Lincoln was born in 1809 in a primitive log cabin in what was then known as Hardin County, Kentucky. His father was an illiterate, wandering laborer, his mother a frail sickly woman. They were forced out of their home when he was only seven. His poor mother died when he was nine. He had virtually no formal schooling.

He first attempted a career in business in 1831 and failed miserably. A year later he ran for state legislature unsuccessfully. That same year he lost his job and applied to law school but was laughed out of consideration because of his miserable qualifications. Not long after that humiliating ordeal, he started another business using money he borrowed from a close friend. Before the year closed, however, that business faded and failed. Lincoln claimed bankruptcy and spent the next seventeen years paying off debt.

In 1835 he fell deeply in love with Ami Rutledge, only to have his heart broken when she died soon after their engagement. The following year he had a complete nervous breakdown and spent the next six months in bed recovering.

In 1838 he sought to become speaker of the state legislature and was defeated.

In 1840, two years later, he sought to become the elector of the state, and was defeated.

Three years later he ran for Congress and lost.

In 1846 he ran again for Congress and won. Only two years later he ran for reelection and was soundly defeated.

In 1849 he sought the job of land officer in his home state but was rejected.

In 1854 he ran for the Senate of the United States. Again, he lost.

In 1856 he sought the vice-presidential nomination at his party’s national convention. He got less than one hundred votes, suffering yet another embarrassing defeat.

In 1858 he ran for the U.S. Senate and lost again.

Finally in 1860 Abraham Lincoln was elected to the presidency of the United States and soon after endured the most devastating war our country has ever experienced. His perseverance rewarded him with unprecedented political success, and he was reelected for a second term. Sadly, only five days after Lee surrendered, on the fourteenth of April 1865, Lincoln was assassinated. He was dead before reaching sixty years of age.

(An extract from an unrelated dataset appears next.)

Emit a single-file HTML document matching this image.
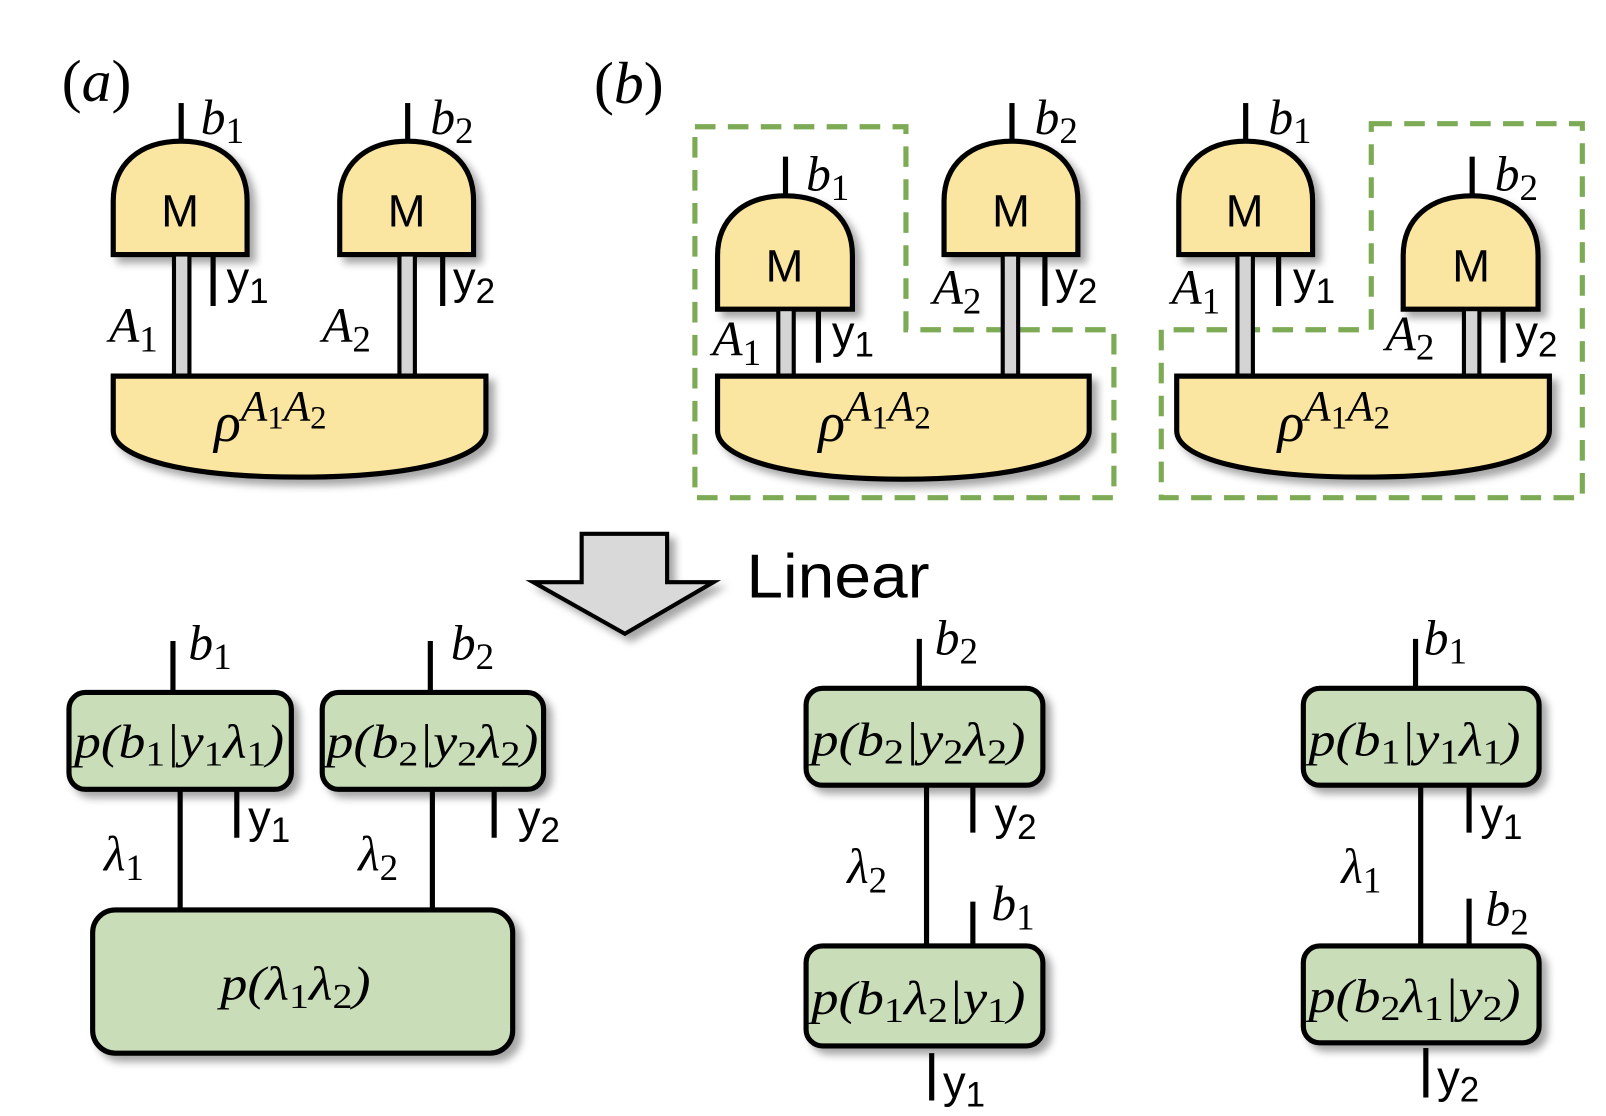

Not knowing any of that, we reflect on a presidency like his and our tendency is to think, my, what a magnificent background he must have had. Then we peer deeper into the dark cave of his past and realize it’s riddled with failure and tragedy, heartache and pain. We’re surprised. Even shocked.

The steel of greatness is forged in the pit. It’s true of all of us. Don’t ever forget that, especially when you’re in the pit and you’re convinced there’s no way anything of value will come of it.